The filing by the city, the heart of the American auto industry, is being closely watched by other troubled municipalities to see what lessons can be learned from a restructuring. In this case, though, officials failed to pull off a massive restructuring outside of bankruptcy. Other cities and regions, notably Alabama’s Jefferson County, have also filed for bankruptcy.
"While many who love Detroit still live there, many other Detroiters at heart could not justify the sacrifice of adequate services," Michigan Governor Rick Snyder said in a letter authorizing Mr. Orr to pull the trigger.
"The city's population has declined 63 per cent from its peak, including a 28-per-cent decline since 2000," the governor added.
"That exodus has brought Detroit to the point that it cannot satisfy promises it made in the past."
(See separate story on what the bankruptcy filing could mean to Windsor, Ont.)
Detroit’s population has plunged to about 700,000 from 1.8 million in the heady manufacturing years of the 1950s, and its household income has declined to well below the state level. The auto industry, of course, was decimated by the financial crisis and recession, with both General Motors and Chrysler falling into bankruptcy, requiring a rescue by American and Canadian governments.
Mr. Orr has been extremely critical of how the city was run in past years, saying in a recent report that its operations “have become dysfunctional and wasteful after years of budgetary restrictions, mismanagement, crippling operational practices and, in some cases, indifference or corruption.”

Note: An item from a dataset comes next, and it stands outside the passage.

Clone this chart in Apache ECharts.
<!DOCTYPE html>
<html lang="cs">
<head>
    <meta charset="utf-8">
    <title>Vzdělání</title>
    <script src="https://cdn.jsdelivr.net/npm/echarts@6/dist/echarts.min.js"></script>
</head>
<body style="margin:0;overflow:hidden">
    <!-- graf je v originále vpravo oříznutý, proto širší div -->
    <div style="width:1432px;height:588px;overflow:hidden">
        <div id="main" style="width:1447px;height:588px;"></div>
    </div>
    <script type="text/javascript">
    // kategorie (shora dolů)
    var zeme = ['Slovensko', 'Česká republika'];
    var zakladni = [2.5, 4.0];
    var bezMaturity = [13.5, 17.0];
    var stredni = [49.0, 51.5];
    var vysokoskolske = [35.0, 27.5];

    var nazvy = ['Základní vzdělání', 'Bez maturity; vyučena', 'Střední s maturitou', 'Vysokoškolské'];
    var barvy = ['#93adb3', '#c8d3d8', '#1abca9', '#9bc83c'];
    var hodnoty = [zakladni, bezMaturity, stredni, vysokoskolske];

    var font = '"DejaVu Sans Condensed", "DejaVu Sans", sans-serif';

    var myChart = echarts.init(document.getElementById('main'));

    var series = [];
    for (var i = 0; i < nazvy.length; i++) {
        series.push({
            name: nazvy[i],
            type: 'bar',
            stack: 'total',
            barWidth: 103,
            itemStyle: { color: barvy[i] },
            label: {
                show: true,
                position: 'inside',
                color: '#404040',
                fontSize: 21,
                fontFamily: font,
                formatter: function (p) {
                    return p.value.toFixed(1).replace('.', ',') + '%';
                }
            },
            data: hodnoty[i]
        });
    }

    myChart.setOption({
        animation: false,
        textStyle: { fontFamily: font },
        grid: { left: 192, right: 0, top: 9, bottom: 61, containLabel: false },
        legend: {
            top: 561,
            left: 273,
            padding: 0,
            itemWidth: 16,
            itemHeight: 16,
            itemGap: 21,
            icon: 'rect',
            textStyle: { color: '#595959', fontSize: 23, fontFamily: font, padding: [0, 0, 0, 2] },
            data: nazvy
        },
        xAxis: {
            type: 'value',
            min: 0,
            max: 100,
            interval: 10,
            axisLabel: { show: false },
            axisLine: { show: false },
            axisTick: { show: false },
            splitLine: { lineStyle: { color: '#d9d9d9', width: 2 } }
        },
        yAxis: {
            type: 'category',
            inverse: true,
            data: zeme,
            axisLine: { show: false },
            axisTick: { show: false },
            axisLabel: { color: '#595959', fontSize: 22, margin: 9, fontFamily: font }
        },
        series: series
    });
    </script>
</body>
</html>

The governor said today that he municipality cannot meet its "basic obligations" to its citizens and creditors.
"The scale and depth of Detroit's problems are unique," he added.
"The city's unemployment rate has nearly tripled since 2000 and is more than double the national average. Detroit's homicide rate is at the highest level in nearly 40 years, and it has been named as one of the most dangerous cities in America for more than 20 years."
Among the points he cited:
- Citizens wait an average of 58 minutes for police to respond, and just 8.7 per cent of cases are solved. "The city's police cars, fire trucks and ambulances are so old that breakdowns make it impossible to keep up the fleet or properly carry out their roles."
- Only one-third of the city's ambulances were in service in the first quarter.
- Some 40 per cent of the street lights were dead in the first three months of the year.
- Some 78,000 abandoned structures are creating public safety problems.
- The city has more than $18-billion (U.S.) in financial obligations, and even if it could raise taxes, the people can't afford to pay them.
"The citizens of Detroit need and deserve a clear road out of the cycle of ever-decreasing services," the governor said.
"The city's creditors, as well as its many dedicated public servants, deserve to know what promises the city can and will keep."
According to Reuters, creditors are expected to dispute the filing in U.S. Bankruptcy Court for Michigan’s eastern district. Reuters also quoted a bankruptcy lawyer as saying the landmark case could take between one and three years to resolve.
General Motors, for one, said it would stand by the municipality.
“GM is proud to call Detroit home and today’s bankruptcy declaration is a day that we and others hoped would not come,” the auto maker said. “We believe, however, that today also can mark a clean start for the city.”
Mr. Orr, who was appointed by Michigan’s governor, has met with creditors and other stakeholders. In a recent report, he painted an exceptionally bleak picture of the city.
“Current levels of municipal services of all types to residents and businesses within city limits, including public safety services, are inadequate,” he said in the mid-May document.
“With high crime rates and poor public services in many areas, the health, safety and quality of life of Detroiters has suffered materially,” he added.
“Tax revenues have decreased over time as the population of the city has dwindled to less than half of its postwar peak and the local economy has suffered, with unemployment tripling since 2000.”